Paasche makes a nice set of reusable pipecleaners.  I use them cleaning my airbrush.  They are very durable and strong.  http://www.paascheairbrush.com/hardware.html

-Jesse

  • Member since
    August 2006
  • From: Neenah, WI
Posted by HawkeyeHobbies on Friday, August 8, 2008 3:24 PM

Pipe cleaners and chanille which is the craft equavilant to pipe cleaners are linty. The lint will snag on rough surfaces inside your brush and glob up causing you problems. Look for small dental brushes or even microbrushes to clean with.

 

 

 

Pipe cleaners and chenille are good for this: 

Gerald "Hawkeye" Voigt

http://hawkeyes-squawkbox.com/

 

 

"Its not the workbench that makes the model, it is the modeler at the workbench."

  • Member since
    July 2003
  • From: Pensacola, FL
Posted by Foster7155 on Friday, August 8, 2008 3:12 PM

The pipe cleaners I use are manufactured by DILL and I buy them at a local tobacco store (I think it's simply called "Discount Cigarettes"). I also could not find them - at least not easily - at any "regular" store like Walmart, K-Mart, or my local grocery stores. This brand, and many other manufacturers products, are available online at various locations.

Please note - There are LOTS of manufacturers of "craft-type" pipe cleaners. I would personally steer clear of these products as they are really not intended to "clean" anything...let alone a pipe!

Robert Foster

Pensacola Modeleers

  • Member since
    January 2007
  • From: Long Island, NY
Pipe Cleaners
Posted by Intruder38 on Friday, August 8, 2008 11:17 AM
OK. Don't laugh.
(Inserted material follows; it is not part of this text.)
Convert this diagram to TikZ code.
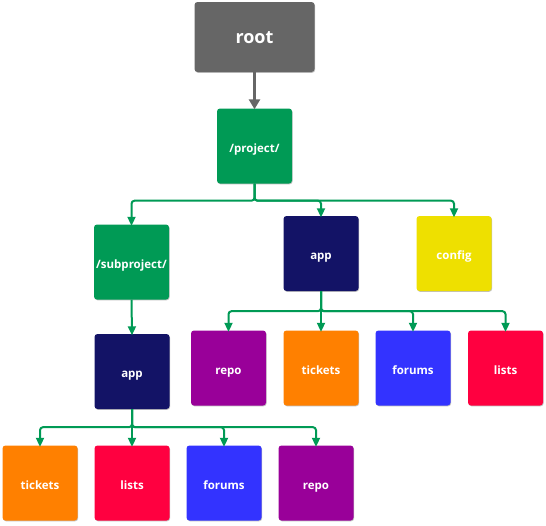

Where do you find pipe cleaners? I've made the rounds of the local stores that sell tobacco, (cigs, cigars, pipe tobacco, etc.) prowled the aisles and even asked for help (imagine that!). I did manage to scarf a couple of craft style pipe-cleaner type thingies from my wife, but that are a foot long and appear to be covered with little fuzzy stuff that, I'm afraid, would be left behind when cleaning out my A/B. In this current society that seems intent on stamping out old devil tobacco, what's the best source of plain, old-fashioned pipe cleaners intended for cleaning out pipes? Thanks for any suggestions (well, almost any) you might have.